**WHAT IS EXPECTED**
The lines from the top of the material through the line with "v5_a = v45_a" are to be set down exactly. Leave the pictures out.

Stored dataset items
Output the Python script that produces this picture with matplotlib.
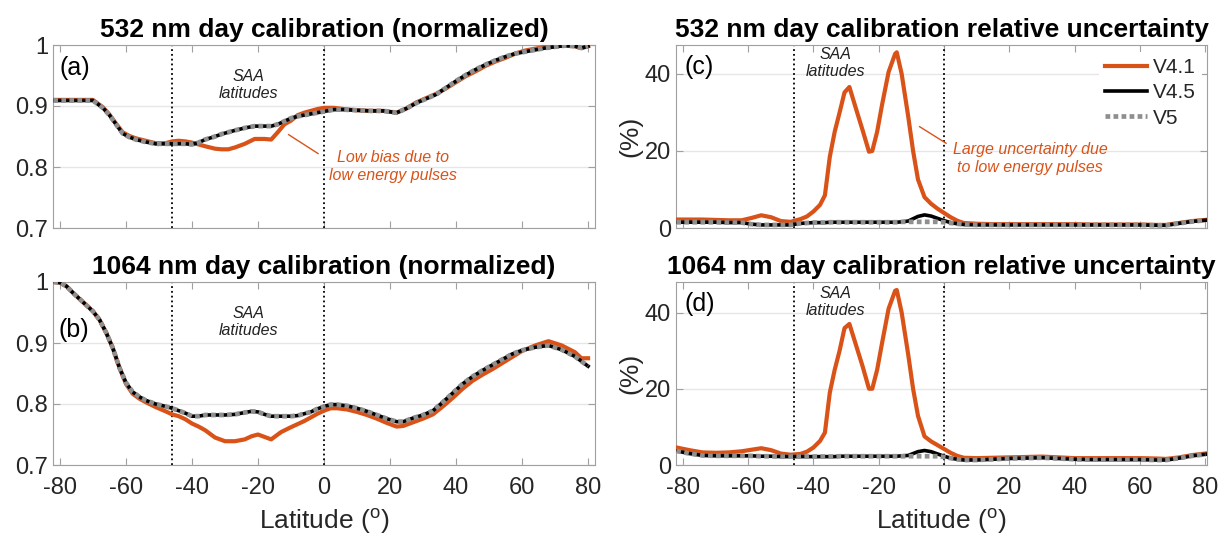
import matplotlib
matplotlib.use('Agg')
import matplotlib.pyplot as plt

plt.rcParams['font.family'] = ['Liberation Sans', 'DejaVu Sans']
plt.rcParams['mathtext.fontset'] = 'custom'
plt.rcParams['mathtext.rm'] = 'Liberation Sans'

# ---- data ----
# (a) 532 nm normalized calibration
lat_a = [-82, -70, -67, -65, -63, -61, -59, -57, -54, -51, -48, -46, -44, -42, -40,
         -38, -36, -33, -31, -29, -27, -24, -21, -18, -16, -14, -12, -10, -8, -6,
         -4, -2, 0, 3, 6, 10, 14, 18, 22, 25, 28, 31, 34, 37, 40, 43, 46, 49, 52,
         55, 58, 61, 64, 67, 70, 73, 76, 78, 80]
v45_a = [0.909, 0.909, 0.897, 0.885, 0.870, 0.855, 0.849, 0.845, 0.841, 0.838, 0.838,
         0.838, 0.838, 0.838, 0.837, 0.840, 0.845, 0.850, 0.854, 0.857, 0.860, 0.864,
         0.867, 0.867, 0.867, 0.870, 0.875, 0.880, 0.883, 0.885, 0.887, 0.889, 0.891,
         0.894, 0.894, 0.893, 0.892, 0.892, 0.889, 0.896, 0.905, 0.912, 0.919, 0.930,
         0.941, 0.951, 0.960, 0.968, 0.975, 0.981, 0.986, 0.989, 0.992, 0.995, 0.997,
         0.999, 0.998, 0.995, 0.998]
v41_a = [0.910, 0.910, 0.898, 0.886, 0.871, 0.857, 0.851, 0.847, 0.843, 0.839, 0.839,
         0.842, 0.843, 0.842, 0.840, 0.837, 0.834, 0.830, 0.829, 0.829, 0.832, 0.838,
         0.846, 0.846, 0.845, 0.857, 0.870, 0.876, 0.885, 0.889, 0.892, 0.895, 0.897,
         0.897, 0.895, 0.893, 0.892, 0.892, 0.889, 0.896, 0.906, 0.913, 0.920, 0.929,
         0.939, 0.949, 0.957, 0.966, 0.973, 0.979, 0.986, 0.991, 0.994, 0.997, 0.998,
         0.999, 0.998, 0.995, 0.998]
v5_a = v45_a  # indistinguishable from V4.5 in the figure

# (b) 1064 nm normalized calibration
lat_b = [-82, -80, -78, -76, -74, -72, -70, -68, -66, -64, -62, -60, -58, -56, -54,
         -51, -48, -46, -44, -42, -40, -38, -36, -33, -30, -27, -24, -22, -20, -18,
         -16, -13, -10, -8, -6, -4, -2, 0, 2, 4, 7, 10, 13, 16, 19, 22, 24, 27, 30,
         33, 36, 39, 42, 45, 48, 51, 54, 57, 60, 64, 68, 72, 76, 78, 80]
v45_b = [1.000, 0.999, 0.993, 0.982, 0.972, 0.962, 0.952, 0.938, 0.917, 0.892, 0.860,
         0.835, 0.820, 0.812, 0.806, 0.800, 0.796, 0.793, 0.789, 0.785, 0.780, 0.780,
         0.782, 0.782, 0.782, 0.783, 0.786, 0.788, 0.787, 0.783, 0.780, 0.780, 0.780,
         0.781, 0.784, 0.787, 0.792, 0.796, 0.799, 0.799, 0.797, 0.793, 0.788, 0.782,
         0.776, 0.771, 0.771, 0.777, 0.782, 0.789, 0.803, 0.818, 0.833, 0.845, 0.855,
         0.864, 0.873, 0.882, 0.888, 0.893, 0.896, 0.889, 0.878, 0.870, 0.862]
v41_b = [1.000, 0.999, 0.993, 0.982, 0.972, 0.962, 0.952, 0.938, 0.917, 0.892, 0.860,
         0.833, 0.817, 0.809, 0.803, 0.795, 0.788, 0.783, 0.780, 0.775, 0.768, 0.763,
         0.757, 0.745, 0.739, 0.739, 0.742, 0.747, 0.750, 0.746, 0.742, 0.754, 0.762,
         0.767, 0.772, 0.778, 0.784, 0.789, 0.793, 0.793, 0.791, 0.787, 0.782, 0.776,
         0.769, 0.763, 0.764, 0.770, 0.776, 0.783, 0.796, 0.810, 0.825, 0.838, 0.848,
         0.857, 0.867, 0.877, 0.887, 0.896, 0.903, 0.896, 0.885, 0.875, 0.875]
v5_b = v45_b  # indistinguishable from V4.5 in the figure

# (c), (d) relative uncertainty (%)
lat_u = [-82, -78, -74, -70, -66, -62, -59, -56, -53, -50, -47, -44, -42, -40, -38,
         -36.5, -35, -33.5, -32, -30.5, -29, -27, -25, -23, -22, -20.5, -19, -17,
         -15, -14.5, -13, -11, -9.5, -8, -6, -4, -2, 0, 2, 4, 6, 10, 15, 20, 25, 30,
         35, 40, 45, 50, 55, 60, 65, 68, 72, 76, 80]
v41_c = [2.2, 2.2, 2.2, 2.1, 2.0, 2.0, 2.6, 3.3, 2.8, 1.8, 1.6, 2.3, 3.0, 4.3, 6.0,
         8.5, 18.5, 25.0, 30.0, 35.2, 36.6, 31.0, 25.5, 19.8, 20.0, 25.0, 32.0, 40.5,
         45.2, 45.6, 40.0, 29.0, 20.0, 12.6, 8.0, 6.3, 5.0, 3.9, 2.8, 1.9, 1.3, 1.1,
         1.0, 1.0, 1.0, 1.0, 1.0, 1.0, 0.9, 0.9, 0.9, 0.9, 0.8, 0.8, 1.3, 1.8, 2.1]
v45_c = [1.5, 1.5, 1.5, 1.5, 1.4, 1.4, 1.0, 0.8, 0.8, 0.8, 0.8, 1.2, 1.3, 1.4, 1.4,
         1.4, 1.5, 1.5, 1.5, 1.5, 1.5, 1.5, 1.5, 1.5, 1.5, 1.5, 1.5, 1.5,
         1.5, 1.5, 1.6, 1.8, 2.4, 3.0, 3.4, 3.1, 2.5, 1.9, 1.4, 1.1, 0.9, 0.8,
         0.8, 0.8, 0.8, 0.8, 0.8, 0.8, 0.8, 0.8, 0.8, 0.8, 0.7, 0.7, 1.2, 1.7, 2.0]
v5_c = [1.5, 1.5, 1.5, 1.5, 1.4, 1.4, 1.0, 0.8, 0.8, 0.8, 0.8, 1.2, 1.3, 1.4, 1.4,
        1.4, 1.5, 1.5, 1.5, 1.5, 1.5, 1.5, 1.5, 1.5, 1.5, 1.5, 1.5, 1.5,
        1.5, 1.5, 1.6, 1.6, 1.6, 1.6, 1.6, 1.6, 1.6, 1.5, 1.3, 1.1, 0.9, 0.8,
        0.8, 0.8, 0.8, 0.8, 0.8, 0.8, 0.8, 0.8, 0.8, 0.8, 0.7, 0.7, 1.2, 1.7, 2.0]
v41_d = [4.6, 3.9, 3.3, 3.2, 3.3, 3.6, 4.0, 4.4, 3.9, 3.0, 2.7, 2.9, 3.5, 4.6, 6.3,
         8.5, 19.0, 25.0, 30.0, 35.9, 37.0, 31.5, 26.0, 20.0, 20.0, 25.0, 32.0, 41.0,
         45.7, 45.9, 40.0, 29.0, 20.0, 12.9, 7.5, 6.2, 5.2, 4.2, 3.2, 2.4, 1.9, 1.8,
         1.9, 2.0, 2.1, 2.2, 2.0, 1.8, 1.8, 1.8, 1.8, 1.8, 1.7, 1.6, 2.0, 2.6, 3.0]
v45_d = [3.7, 3.0, 2.5, 2.4, 2.4, 2.4, 2.4, 2.3, 2.3, 2.2, 2.2, 2.2, 2.2, 2.2, 2.2,
         2.2, 2.2, 2.2, 2.3, 2.3, 2.3, 2.3, 2.3, 2.3, 2.3, 2.3, 2.3, 2.3,
         2.3, 2.3, 2.4, 2.5, 3.0, 3.5, 3.8, 3.5, 2.9, 2.3, 1.8, 1.5, 1.3, 1.3,
         1.5, 1.7, 1.8, 1.9, 1.7, 1.5, 1.4, 1.4, 1.4, 1.4, 1.3, 1.3, 1.8, 2.4, 2.8]
v5_d = [3.7, 3.0, 2.5, 2.4, 2.4, 2.4, 2.4, 2.3, 2.3, 2.2, 2.2, 2.2, 2.2, 2.2, 2.2,
        2.2, 2.2, 2.2, 2.3, 2.3, 2.3, 2.3, 2.3, 2.3, 2.3, 2.3, 2.3, 2.3,
        2.3, 2.3, 2.3, 2.3, 2.3, 2.3, 2.3, 2.3, 2.3, 2.1, 1.8, 1.5, 1.3, 1.3,
        1.5, 1.7, 1.8, 1.9, 1.7, 1.5, 1.4, 1.4, 1.4, 1.4, 1.3, 1.3, 1.8, 2.4, 2.8]

saa_edges = [-46, 0]
xticks = [-80, -60, -40, -20, 0, 20, 40, 60, 80]

orange = '#D95319'
grey5 = '#8f8f8f'
spine_c = '#a0a0a0'
tick_fs = 17

fig = plt.figure(figsize=(12.21, 5.44), dpi=100)
W, H = 1221., 544.

def add_ax(l, r, t, b):
    return fig.add_axes([l/W, 1 - b/H, (r - l)/W, (b - t)/H])

ax_a = add_ax(53, 595, 45, 228)
ax_b = add_ax(53, 595, 282, 465)
ax_c = add_ax(676, 1207, 45, 228)
ax_d = add_ax(676, 1207, 282, 465)


def draw(ax, lat, v41, v45, v5):
    l1, = ax.plot(lat, v41, color=orange, lw=3, label='V4.1', zorder=3)
    l2, = ax.plot(lat, v45, color='k', lw=2.6, label='V4.5', zorder=4)
    l3, = ax.plot(lat, v5, color=grey5, lw=3.4, dashes=(1.0, 0.7),
                  label='V5', zorder=5)
    for e in saa_edges:
        ax.axvline(e, color='k', ls=':', lw=1.3, zorder=2)
    ax.set_xticks(xticks)
    ax.yaxis.grid(True, color='#e6e6e6', lw=1)
    ax.set_axisbelow(True)
    ax.tick_params(direction='in', top=True, right=True, length=5, width=0.8,
                   color=spine_c, labelcolor='#262626', labelsize=tick_fs)
    ax.tick_params(axis='x', pad=9)
    for s in ax.spines.values():
        s.set_color(spine_c)
    return [l1, l2, l3]


draw(ax_a, lat_a, v41_a, v45_a, v5_a)
draw(ax_b, lat_b, v41_b, v45_b, v5_b)
handles = draw(ax_c, lat_u, v41_c, v45_c, v5_c)
draw(ax_d, lat_u, v41_d, v45_d, v5_d)

for ax in (ax_a, ax_b):
    ax.set_xlim(-82.1, 82.1)
    ax.set_ylim(0.7, 1.0)
    ax.set_yticks([0.7, 0.8, 0.9, 1.0])
    ax.set_yticklabels(['0.7', '0.8', '0.9', '1'])
for ax in (ax_c, ax_d):
    ax.set_xlim(-82.1, 80.5)
    ax.set_yticks([0, 20, 40])
    ax.set_ylabel('(%)', fontsize=19, color='#262626', labelpad=2)
ax_c.set_ylim(0, 47.5)
ax_d.set_ylim(0, 48)

for ax in (ax_a, ax_c):
    ax.set_xticklabels([])
for ax in (ax_b, ax_d):
    ax.set_xticklabels([str(t) for t in xticks])
    ax.set_xlabel(r'Latitude ($^{\mathrm{o}}$)', fontsize=19, color='#262626',
                  labelpad=5)

titles = ['532 nm day calibration (normalized)',
          '1064 nm day calibration (normalized)',
          '532 nm day calibration relative uncertainty',
          '1064 nm day calibration relative uncertainty']
for ax, t in zip((ax_a, ax_b, ax_c, ax_d), titles):
    ax.set_title(t, fontsize=19, fontweight='bold', pad=6)

# panel letters
ax_a.text(-80, 0.962, '(a)', fontsize=18, va='center', ha='left')
ax_b.text(-80.5, 0.922, '(b)', fontsize=18, va='center', ha='left')
ax_c.text(-79.5, 41.9, '(c)', fontsize=18, va='center', ha='left')
ax_d.text(-79.5, 42.3, '(d)', fontsize=18, va='center', ha='left')

# SAA labels
saa_kw = dict(fontsize=11.5, style='italic', ha='center', va='center',
              color='#222222', linespacing=1.15)
ax_a.text(-23, 0.934, 'SAA\nlatitudes', **saa_kw)
ax_b.text(-23, 0.935, 'SAA\nlatitudes', **saa_kw)
ax_c.text(-33.4, 42.8, 'SAA\nlatitudes', **saa_kw)
ax_d.text(-33.4, 42.7, 'SAA\nlatitudes', **saa_kw)

# orange notes
note_kw = dict(fontsize=11.5, style='italic', ha='center', va='center',
               color=orange, linespacing=1.2)
ax_a.plot([-10.7, -1.8], [0.853, 0.822], color=orange, lw=1)
ax_a.text(20.8, 0.801, 'Low bias due to\nlow energy pulses', **note_kw)
ax_c.plot([-7.5, 0.6], [26.3, 22.0], color=orange, lw=1)
ax_c.text(26.3, 18.0, 'Large uncertainty due\nto low energy pulses', **note_kw)

leg = ax_c.legend(handles=handles, loc='upper right', bbox_to_anchor=(1.01, 1.02),
                  fontsize=15, handlelength=2.0, handletextpad=0.3,
                  labelspacing=0.3, borderpad=0.3, frameon=True,
                  fancybox=False, edgecolor='none', facecolor='white',
                  framealpha=1)
for txt in leg.get_texts():
    txt.set_color('#262626')

fig.savefig('out.png', dpi=100)
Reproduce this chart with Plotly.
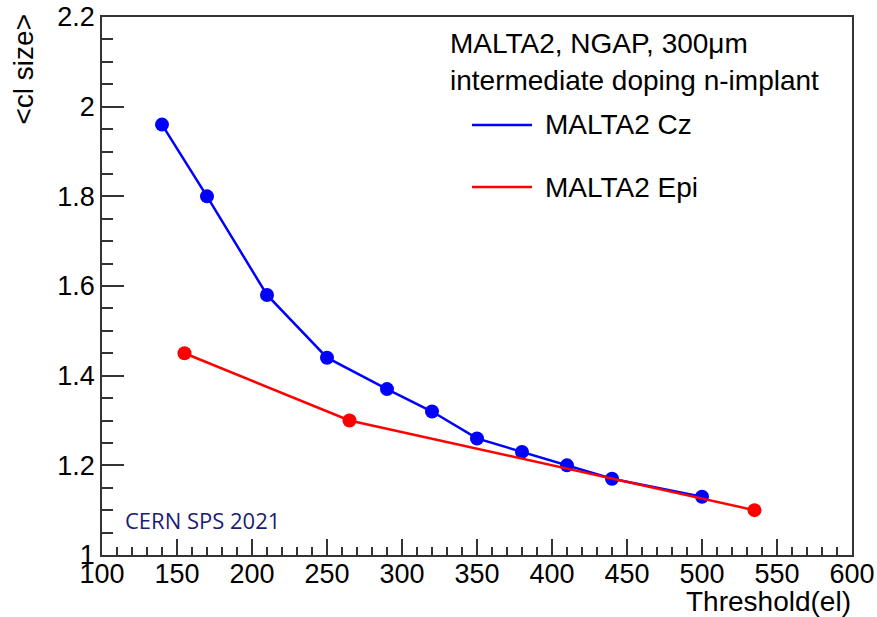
import plotly.graph_objects as go

# Mean cluster size vs. threshold for the two MALTA2 substrates
cz_threshold = [140, 170, 210, 250, 290, 320, 350, 380, 410, 440, 500]
cz_cluster_size = [1.96, 1.80, 1.58, 1.44, 1.37, 1.32, 1.26, 1.23, 1.20, 1.17, 1.13]

epi_threshold = [155, 265, 535]
epi_cluster_size = [1.45, 1.30, 1.10]

x_ticks = [100, 150, 200, 250, 300, 350, 400, 450, 500, 550, 600]
y_ticks = [1.0, 1.2, 1.4, 1.6, 1.8, 2.0, 2.2]
y_tick_text = ["1", "1.2", "1.4", "1.6", "1.8", "2", "2.2"]

header_lines = ["MALTA2, NGAP, 300\u03bcm", "intermediate doping n-implant"]
series_names = ["MALTA2 Cz", "MALTA2 Epi"]
series_colors = ["#0000ff", "#ff0000"]

FONT = "Liberation Sans, Arial, sans-serif"

fig = go.Figure()
for name, xs, ys, color in [
    (series_names[0], cz_threshold, cz_cluster_size, series_colors[0]),
    (series_names[1], epi_threshold, epi_cluster_size, series_colors[1]),
]:
    fig.add_trace(go.Scatter(
        x=xs, y=ys, name=name, mode="lines+markers",
        line=dict(color=color, width=2.5),
        marker=dict(color=color, size=14),
        showlegend=False,
    ))

# plot area in pixels: x 102..852, y 17..555
L, R, T, B = 102, 852, 17, 555
W, H = R - L, B - T


def px(xp):
    return (xp - L) / W


def py(yp):
    return (B - yp) / H


annotations = []
# header text
for text, yp in zip(header_lines, [43, 80]):
    annotations.append(dict(
        x=px(448), y=py(yp), xref="paper", yref="paper", text=text,
        showarrow=False, xanchor="left", yanchor="middle",
        font=dict(family=FONT, size=28, color="black"),
    ))
# legend entries drawn as sample line + label
shapes = []
for name, color, yp in zip(series_names, series_colors, [125, 187]):
    shapes.append(dict(
        type="line", xref="paper", yref="paper",
        x0=px(472), x1=px(532), y0=py(yp), y1=py(yp),
        line=dict(color=color, width=2.5),
    ))
    annotations.append(dict(
        x=px(543), y=py(yp), xref="paper", yref="paper", text=name,
        showarrow=False, xanchor="left", yanchor="middle",
        font=dict(family=FONT, size=28, color="black"),
    ))
# beam test label
annotations.append(dict(
    x=px(123), y=py(520), xref="paper", yref="paper", text="CERN SPS 2021",
    showarrow=False, xanchor="left", yanchor="middle",
    font=dict(family="Open Sans, sans-serif", size=22, color="#1c1c73"),
))
# axis titles
annotations.append(dict(
    x=px(853), y=py(602), xref="paper", yref="paper", text="Threshold(el)",
    showarrow=False, xanchor="right", yanchor="middle",
    font=dict(family=FONT, size=28, color="black"),
))
annotations.append(dict(
    x=px(23), y=py(12), xref="paper", yref="paper", text="&lt;cl size&gt;",
    showarrow=False, xanchor="center", yanchor="top", textangle=-90,
    font=dict(family=FONT, size=28, color="black"),
))

axis_common = dict(
    showline=True, linecolor="#333333", linewidth=1.5, mirror=True,
    showgrid=False, zeroline=False, ticks="inside", tickcolor="#333333",
    tickwidth=1.5, tickfont=dict(family=FONT, size=27, color="black"),
    automargin=False,
)

fig.update_layout(
    width=877, height=617,
    margin=dict(l=L, r=877 - R, t=T, b=617 - B, autoexpand=False),
    paper_bgcolor="white", plot_bgcolor="white",
    annotations=annotations, shapes=shapes,
    xaxis=dict(
        range=[100, 600], tickvals=x_ticks, ticklen=16, ticklabelstandoff=-6,
        minor=dict(dtick=10, tick0=100, ticks="inside", ticklen=8,
                   tickcolor="#333333", tickwidth=1.5, showgrid=False),
        **axis_common,
    ),
    yaxis=dict(
        range=[1.0, 2.2], tickvals=y_ticks, ticktext=y_tick_text, ticklen=22,
        minor=dict(dtick=0.05, tick0=1.0, ticks="inside", ticklen=11,
                   tickcolor="#333333", tickwidth=1.5, showgrid=False),
        **axis_common,
    ),
)

fig.write_html("out.html")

**EXERCISE RESPONSE**
Output the Python script that produces this picture with matplotlib.
import matplotlib
matplotlib.use('Agg')
import matplotlib.pyplot as plt

plt.rcParams['font.family'] = ['Liberation Sans', 'DejaVu Sans']
plt.rcParams['mathtext.fontset'] = 'custom'
plt.rcParams['mathtext.rm'] = 'Liberation Sans'

# ---- data ----
# (a) 532 nm normalized calibration
lat_a = [-82, -70, -67, -65, -63, -61, -59, -57, -54, -51, -48, -46, -44, -42, -40,
         -38, -36, -33, -31, -29, -27, -24, -21, -18, -16, -14, -12, -10, -8, -6,
         -4, -2, 0, 3, 6, 10, 14, 18, 22, 25, 28, 31, 34, 37, 40, 43, 46, 49, 52,
         55, 58, 61, 64, 67, 70, 73, 76, 78, 80]
v45_a = [0.909, 0.909, 0.897, 0.885, 0.870, 0.855, 0.849, 0.845, 0.841, 0.838, 0.838,
         0.838, 0.838, 0.838, 0.837, 0.840, 0.845, 0.850, 0.854, 0.857, 0.860, 0.864,
         0.867, 0.867, 0.867, 0.870, 0.875, 0.880, 0.883, 0.885, 0.887, 0.889, 0.891,
         0.894, 0.894, 0.893, 0.892, 0.892, 0.889, 0.896, 0.905, 0.912, 0.919, 0.930,
         0.941, 0.951, 0.960, 0.968, 0.975, 0.981, 0.986, 0.989, 0.992, 0.995, 0.997,
         0.999, 0.998, 0.995, 0.998]
v41_a = [0.910, 0.910, 0.898, 0.886, 0.871, 0.857, 0.851, 0.847, 0.843, 0.839, 0.839,
         0.842, 0.843, 0.842, 0.840, 0.837, 0.834, 0.830, 0.829, 0.829, 0.832, 0.838,
         0.846, 0.846, 0.845, 0.857, 0.870, 0.876, 0.885, 0.889, 0.892, 0.895, 0.897,
         0.897, 0.895, 0.893, 0.892, 0.892, 0.889, 0.896, 0.906, 0.913, 0.920, 0.929,
         0.939, 0.949, 0.957, 0.966, 0.973, 0.979, 0.986, 0.991, 0.994, 0.997, 0.998,
         0.999, 0.998, 0.995, 0.998]
v5_a = v45_a  # indistinguishable from V4.5 in the figure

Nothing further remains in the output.